In 2012, Emily Wilson travelled on exchange to New Zealand with an open mind, ready to discover everything that awaited her. She didn’t quite expect to find such a passionate connection with the island country’s oldest Aboriginal culture.
During her exchange at the University of Wellington, undertaken when she was a Biology major at the University of Victoria, Wilson took a class on the culture of the Māori, the indigenous Polynesian people of New Zealand. She fell in love with their prolific carvings.
“The traditions of carving, weaving, and building form an intricate web that links every Māori to his or her ancestors, to the land, and to the past,” she explains.
Last year, Wilson — now an Architecture student in the Bachelor of Environmental Design Studies program at Dal — was able to return to New Zealand for two weeks to undertake an independent research project, thanks to the Royal Canadian Academy of Arts / Ernest Annau Scholarship for Architecture. The prestigious scholarship is awarded to only one undergraduate architecture student nationally each year.
Her task was to “examine the ways in which cultural values are manifested in craft traditions and how this relates to cultural identity,” as she puts it.
Earlier this term, Wilson put together an exhibition hosted in the Medjuck Architecture Building, showcasing Māori architecture and craft.
Representing a culture
While in New Zealand, Wilson travelled to many different Māori communities on the North Island.
In addition to focusing on the connection between craft and cultural identity, she also studied how Māori architecture has responded to the challenge of preserving tradition while, at the same time, embracing modernization.
“The Māori were a severely marginalized group of people due to the effects of European colonization, but they have undergone an incredible renaissance over the last forty years,” she explains.
One of her largest hurdles in the whole process was learning how to study a culture that viewed her as an outsider.

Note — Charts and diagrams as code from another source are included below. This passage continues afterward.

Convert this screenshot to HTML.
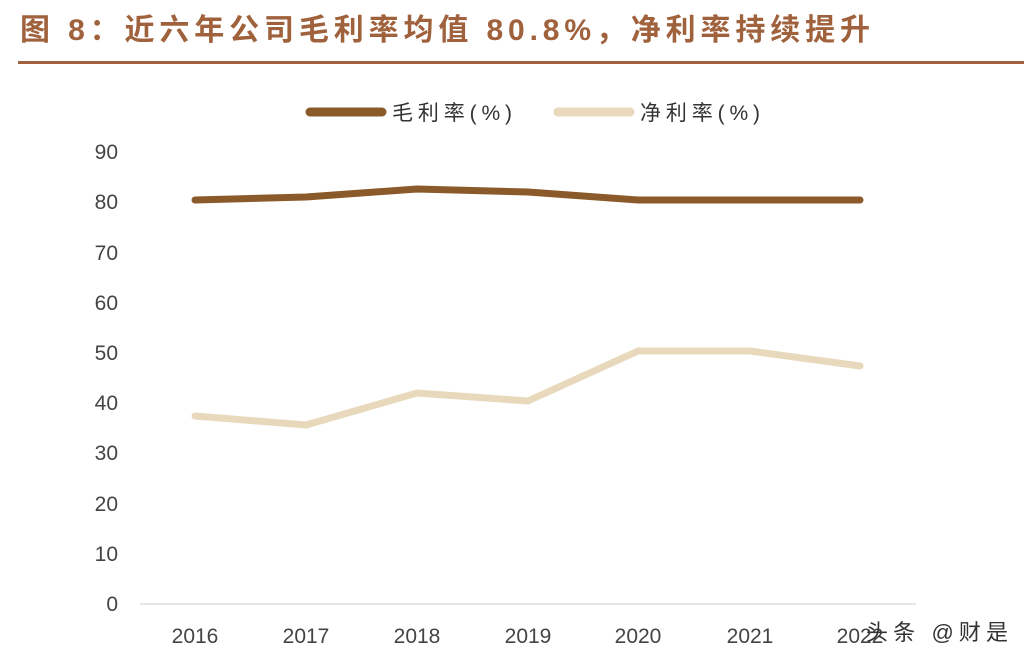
<!DOCTYPE html>
<html><head><meta charset="utf-8"><style>
body{margin:0;width:1024px;height:661px;background:#fff;overflow:hidden;font-family:"Liberation Sans","Noto Sans CJK SC",sans-serif}
</style></head><body>
<svg width="1024" height="661" xmlns="http://www.w3.org/2000/svg">
<text x="20" y="40" font-size="30" font-weight="bold" fill="#A0623C" font-family="Liberation Sans,Noto Sans CJK SC,sans-serif" textLength="850" lengthAdjust="spacing">图 8：近六年公司毛利率均值 80.8%，净利率持续提升</text>
<rect x="18" y="61" width="1006" height="3" fill="#A0623C"/>
<line x1="310" y1="112" x2="382" y2="112" stroke="#8B5A2B" stroke-width="9" stroke-linecap="round"/>
<text x="392" y="120" font-size="21" fill="#333" font-family="Liberation Sans,Noto Sans CJK SC,sans-serif" textLength="120" lengthAdjust="spacing">毛利率(%)</text>
<line x1="558" y1="112" x2="630" y2="112" stroke="#E8D9BC" stroke-width="9" stroke-linecap="round"/>
<text x="640" y="120" font-size="21" fill="#333" font-family="Liberation Sans,Noto Sans CJK SC,sans-serif" textLength="120" lengthAdjust="spacing">净利率(%)</text>
<g font-size="21" fill="#444" text-anchor="end" font-family="Liberation Sans,sans-serif">
<text x="118" y="611">0</text><text x="118" y="561">10</text><text x="118" y="511">20</text><text x="118" y="460">30</text><text x="118" y="410">40</text><text x="118" y="360">50</text><text x="118" y="310">60</text><text x="118" y="260">70</text><text x="118" y="209">80</text><text x="118" y="159">90</text>
</g>
<line x1="140" y1="604" x2="916" y2="604" stroke="#ccc" stroke-width="1"/>
<g font-size="21" fill="#444" text-anchor="middle" font-family="Liberation Sans,sans-serif">
<text x="195" y="643">2016</text><text x="306" y="643">2017</text><text x="417" y="643">2018</text><text x="528" y="643">2019</text><text x="638" y="643">2020</text><text x="750" y="643">2021</text><text x="860" y="643">2022</text>
</g>
<polyline points="195,200 306,197 417,189 528,192 638,200 750,200 860,200" fill="none" stroke="#8B5A2B" stroke-width="7" stroke-linejoin="round" stroke-linecap="round"/>
<polyline points="195,416 306,425 417,393 528,401 638,351 750,351 860,366" fill="none" stroke="#E8D9BC" stroke-width="7" stroke-linejoin="round" stroke-linecap="round"/>
<text x="866" y="640" font-size="22" fill="#333" font-family="Liberation Sans,Noto Sans CJK SC,sans-serif" textLength="142" lengthAdjust="spacing">头条 @财是</text>
</svg>
</body></html>
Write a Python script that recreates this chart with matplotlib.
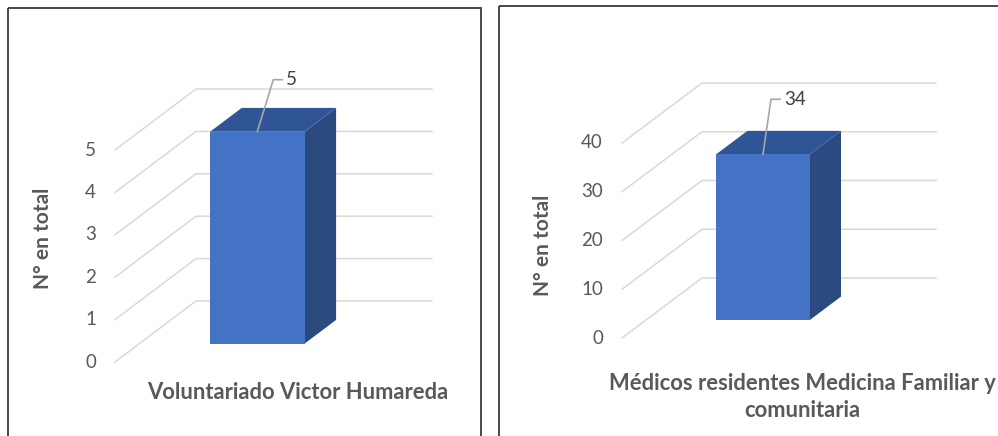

“As a visitor, I could never fully understand what I saw. By the end of my trip, although I had seen a lot of wonderful things, I had no idea what it all meant. So when I came back to Canada, I tried to learn as much as I could about the Māori, so I could connect the dots and place what I had seen into a larger context for the exhibition.”
What started out as a hurdle quickly morphed into an amazing learning experience: “I learned that there are so many dimensions to understanding Māori culture — or any culture for that matter — that it can be overwhelming. I had to learn to widen my focus, and then narrow it back down again, in order to truly grasp what I was studying and had witnessed first hand.”
Originally from Calgary, Wilson has “always loved building things and taking things apart to see how they work.”
She found the experience of planning the exhibition and cataloguing her research incredibly rewarding, and says it may inspire her master's research at the School of Architecture: she’s looking to examine connections between the Māori and Canada’s First Nations.